Ok, if one were to be cynical, it would perhaps be arguable that Ernest Greene’s Washed Out operates in the same musical vein as what could potentially be identifed as the ‘Cali-kush tie dyed, ambient’ crowd. Bleached, Tan lines and Future Islands are all bands echoing the same vibe, that seem to be featuring rather a lot on my musical radar at the moment. Could this simply be a form of outright denial that we are now very much in the land of the wet and the grey, and this is simply my way of burying my head in the proverbial white sands?
When I could actually bear to tear my gaze away from the stage and I looked around the venue, we were all swimming in the same crystal blue waters of Washed Out. Everyone was swaying to the same beat, goofy smiles playing on everyone’s lips, exchanging excited grins with strangers.

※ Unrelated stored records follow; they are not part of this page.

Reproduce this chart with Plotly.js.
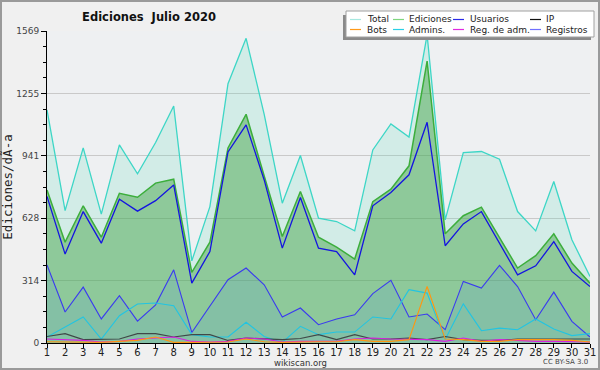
<!DOCTYPE html>
<html>
<head>
<meta charset="utf-8">
<script src="https://cdn.plot.ly/plotly-3.0.1.min.js"></script>
<style>html,body{margin:0;padding:0;background:#f0f0f0;}#chart{width:600px;height:370px;}</style>
</head>
<body>
<div id="chart"></div>
<script>
const days = [1,2,3,4,5,6,7,8,9,10,11,12,13,14,15,16,17,18,19,20,21,22,23,24,25,26,27,28,29,30,31];
const total     = [1172,666,981,648,996,851,1008,1192,413,686,1304,1532,1150,703,943,628,611,564,971,1102,1036,1550,619,958,963,924,661,564,812,519,335];
const ediciones = [770,507,690,532,753,733,804,824,355,507,981,1150,840,536,762,532,482,422,711,774,891,1418,549,640,683,532,377,439,549,402,301];
const usuarios  = [737,447,661,502,723,663,716,795,301,460,961,1097,820,477,732,477,460,343,690,757,846,1110,489,599,661,502,343,388,510,360,284];
const registros = [393,156,281,121,238,110,192,368,53,184,318,377,293,131,176,92,121,142,248,315,131,146,67,310,276,390,284,117,256,109,30];
const admins    = [30,80,131,20,137,196,201,187,42,30,30,104,33,3,84,42,55,55,131,121,268,251,17,197,62,75,67,121,70,37,47];
const ip        = [33,47,17,17,20,47,47,30,42,42,13,25,20,17,23,42,17,42,20,20,25,17,33,17,13,13,20,20,20,20,20];
const regAdm    = [20,17,13,5,8,20,25,30,8,5,8,25,20,5,8,8,8,20,25,20,17,17,8,25,8,17,13,8,8,5,5];
const bots      = [6,6,6,3,8,13,30,3,3,3,5,20,6,3,6,6,6,17,8,8,17,284,20,17,8,8,17,17,17,13,5];

const yTickLabels = ['0','314','628','941','1255','1569'];
const yMax = 1569;

const legendNames  = ['Total','Ediciones','Usuarios','IP','Bots','Admins.','Reg. de adm.','Registros'];
const legendColors = ['#a6e8e0','#7fd67f','#2a2ae8','#111111','#ff9a1a','#2ad0e6','#e02ae0','#7070ff'];

const font = 'DejaVu Sans, Verdana, sans-serif';

function ln(y, color, width, fill, fillcolor) {
  const t = {x: days, y: y, type: 'scatter', mode: 'lines', line: {color: color, width: width}, showlegend: false, hoverinfo: 'skip'};
  if (fill) { t.fill = 'tozeroy'; t.fillcolor = fillcolor; }
  return t;
}

const traces = [
  ln(total, '#3dd6c6', 1.3, true, 'rgba(100,220,190,0.2)'),
  ln(ediciones, '#3cae3c', 1.5, true, 'rgba(60,160,60,0.45)'),
  ln(usuarios, '#1414e0', 1.3),
  ln(registros, '#3a3af0', 1.1, true, 'rgba(80,140,230,0.15)'),
  ln(admins, '#22c4e2', 1.1),
  ln(ip, '#404848', 1.1),
  ln(regAdm, '#d820e0', 1.1),
  ln(bots, '#ff9610', 1.1)
];

// pixel -> paper helpers (plot area: x 47..590, y 31..343)
const L = 47, R = 590, T = 31, B = 343;
const px = v => (v - L) / (R - L);
const py = v => (B - v) / (B - T);

const shapes = [
  {type:'rect', xref:'paper', yref:'paper', x0:px(1), x1:px(599), y0:py(1), y1:py(369), line:{color:'#9a9a9a', width:2}, layer:'above'},
  {type:'rect', xref:'paper', yref:'paper', x0:px(343), x1:px(591), y0:py(15), y1:py(40), fillcolor:'#8a8a8a', line:{width:0}, layer:'above'},
  {type:'rect', xref:'paper', yref:'paper', x0:px(346), x1:px(594), y0:py(11), y1:py(37), fillcolor:'#ffffff', line:{color:'#a0a0a0', width:1}, layer:'above'}
];
const annotations = [];
const colLine = [350, 393, 453, 530];
const colText = [365, 407, 468, 544];
const rowY = [19.5, 29.5];
legendNames.forEach((name, i) => {
  const c = i % 4, r = Math.floor(i / 4);
  shapes.push({type:'line', xref:'paper', yref:'paper', x0:px(colLine[c]), x1:px(colLine[c] + 11), y0:py(rowY[r]), y1:py(rowY[r]), line:{color:legendColors[i], width:1.2}, layer:'above'});
  annotations.push({xref:'paper', yref:'paper', x:px(colText[c]), y:py(rowY[r]), xanchor:'left', yanchor:'middle', text:name, showarrow:false, font:{family:font, size:9, color:'#222'}});
});
annotations.push({xref:'paper', yref:'paper', x:px(300), y:py(363), xanchor:'center', yanchor:'middle', text:'wikiscan.org', showarrow:false, font:{family:font, size:8.5, color:'#333'}});
annotations.push({xref:'paper', yref:'paper', x:px(565), y:py(362), xanchor:'center', yanchor:'middle', text:'CC BY-SA 3.0', showarrow:false, font:{family:font, size:7, color:'#444'}});

const tickVals = yTickLabels.map((_, i) => yMax * i / (yTickLabels.length - 1));
const minorVals = [];
for (let k = 0; k <= 20; k++) minorVals.push(yMax * k / 20);

const layout = {
  width: 600, height: 370,
  margin: {l: L, r: 600 - R, t: T, b: 370 - B, pad: 0},
  paper_bgcolor: '#f0f0f0',
  plot_bgcolor: '#eef0f2',
  title: {text: '<b>Ediciones&nbsp;&nbsp;Julio 2020</b>', x: 149/600, xanchor: 'center', xref: 'container', y: 1 - 17/370, yref: 'container', yanchor: 'middle', font: {family: font, size: 11.5, color: '#111'}},
  xaxis: {
    range: [1, 31], tickmode: 'array', tickvals: days, ticktext: days.map(String),
    ticks: 'outside', ticklen: 4, tickcolor: '#000', showline: true, linecolor: '#000', linewidth: 1,
    showgrid: false, zeroline: false, tickfont: {family: font, size: 10, color: '#222'}, ticklabelstandoff: -4, fixedrange: true
  },
  yaxis: {
    range: [0, yMax], tickmode: 'array', tickvals: tickVals, ticktext: yTickLabels,
    ticks: 'outside', ticklen: 5, tickcolor: '#000', showline: true, linecolor: '#000', linewidth: 1,
    showgrid: true, gridcolor: '#c9c9c9', gridwidth: 1, zeroline: false,
    minor: {tickvals: minorVals, ticks: 'outside', ticklen: 3, tickcolor: '#000', showgrid: false},
    tickfont: {family: font, size: 9, color: '#444'},
    title: {text: 'Ediciones/dÃ-a', font: {family: 'DejaVu Sans Mono, monospace', size: 12.5, color: '#222'}, standoff: 6}, fixedrange: true
  },
  shapes: shapes,
  annotations: annotations
};

Plotly.newPlot('chart', traces, layout, {displayModeBar: false, staticPlot: true});
</script>
</body>
</html>
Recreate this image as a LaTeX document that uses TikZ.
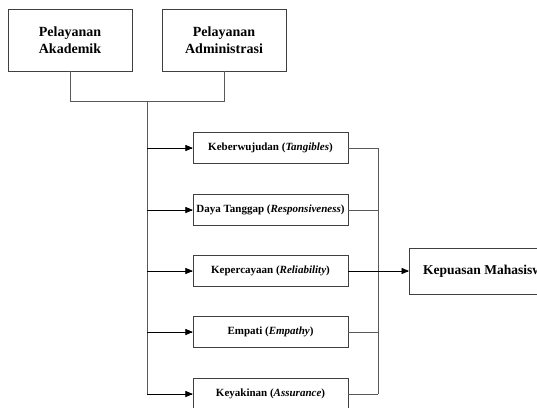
\documentclass[tikz,border=0pt]{standalone}
\usepackage{fontspec}
\setmainfont{Liberation Serif}
\usetikzlibrary{arrows}

\begin{document}
\begin{tikzpicture}[x=1pt,y=-1pt,
  topbox/.style={draw=black!75, align=center, font=\fontsize{14}{17}\selectfont\bfseries, minimum width=124, minimum height=62},
  dimbox/.style={draw=black!75, align=center, font=\fontsize{11}{13}\selectfont\bfseries, minimum width=155, minimum height=31},
  line/.style={draw=black!65, line width=0.8pt},
  arr/.style={draw=black, line width=0.7pt, arrows={- triangle 45}}]

\clip (0,0) rectangle (537,407);

\node[topbox] (akd) at (70,40) {Pelayanan\\Akademik};
\node[topbox] (adm) at (224,40) {Pelayanan\\Administrasi};

\node[dimbox] (tang) at (270.5,148) {Keberwujudan (\textit{Tangibles})};
\node[dimbox] (resp) at (270.5,210) {Daya Tanggap (\textit{Responsiveness})};
\node[dimbox] (reli) at (270.5,271) {Kepercayaan (\textit{Reliability})};
\node[dimbox] (empa) at (270.5,332) {Empati (\textit{Empathy})};
\node[dimbox] (assu) at (270.5,394) {Keyakinan (\textit{Assurance})};

\node[draw=black!75, anchor=west, inner xsep=14pt, minimum height=46,
  font=\fontsize{13.5}{16}\selectfont\bfseries] (kep) at (409,271) {Kepuasan Mahasiswa};

\coordinate (jn) at (147,101);
\coordinate (rj) at (378,148);

% top connectors
\draw[line] (akd.south) |- (jn);
\draw[line] (adm.south) |- (jn);

% trunk and arrows to dimensions
\draw[line] (jn) -- (jn |- assu.west);
\draw[arr] (jn |- tang.west) -- (tang.west);
\draw[arr] (jn |- resp.west) -- (resp.west);
\draw[arr] (jn |- reli.west) -- (reli.west);
\draw[arr] (jn |- empa.west) -- (empa.west);
\draw[arr] (jn |- assu.west) -- (assu.west);

% right side
\draw[line] (tang.east) -- (tang.east -| rj);
\draw[line] (resp.east) -- (resp.east -| rj);
\draw[line] (empa.east) -- (empa.east -| rj);
\draw[line] (assu.east) -- (assu.east -| rj);
\draw[line] (rj) -- (rj |- assu.east);
\draw[arr] (reli.east) -- (kep.west);

\end{tikzpicture}
\end{document}
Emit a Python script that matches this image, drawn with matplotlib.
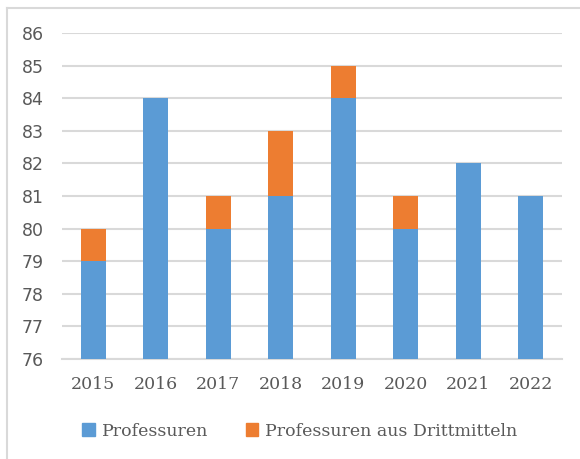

It sounds cheesy, but never one to avoid a delicious taste of metaphorical stilton, it was the first time since I was a teenager at a Minus the Bear gig where everyone was in tears by the end, that I’ve felt such a tangible sense of togetherness at a show, a definitive sense of positivity emulating from the band that was mirrored in the happy, peaceful audience.
Much to my delight, all three bands came with aural offerings that invoked such ideas of waves, festivals, beaches, psychadelia, sunsets and the smell of suntan lotion. Established classics from Washed Out’s older albums, such as I Feel It All Around and New Theory, merged seemlessly with tracks from their new (beautifully illustrated) album, Paracosm. An album that a friend and I both, after an intense debate, came to the agreement that we’d describe, in a word, as ‘sundrenched.’
When we arrived at the venue, I was quietly exhausted from a long day at work, but when it came to leave I was rejuvenated and buoyed up, much in the manner that a small child acts when asked: ‘Would you like to hold this puppy?’ A state of mind of mine usually gleaned from a good, long session of lovely, life affirming music.
So without overemphasising my point too strongly, I feel that if everyone invested just a little of their downtime into listening to something as soothing and quietly content as Washed Out & co. I think this winter could be over before we even blinked.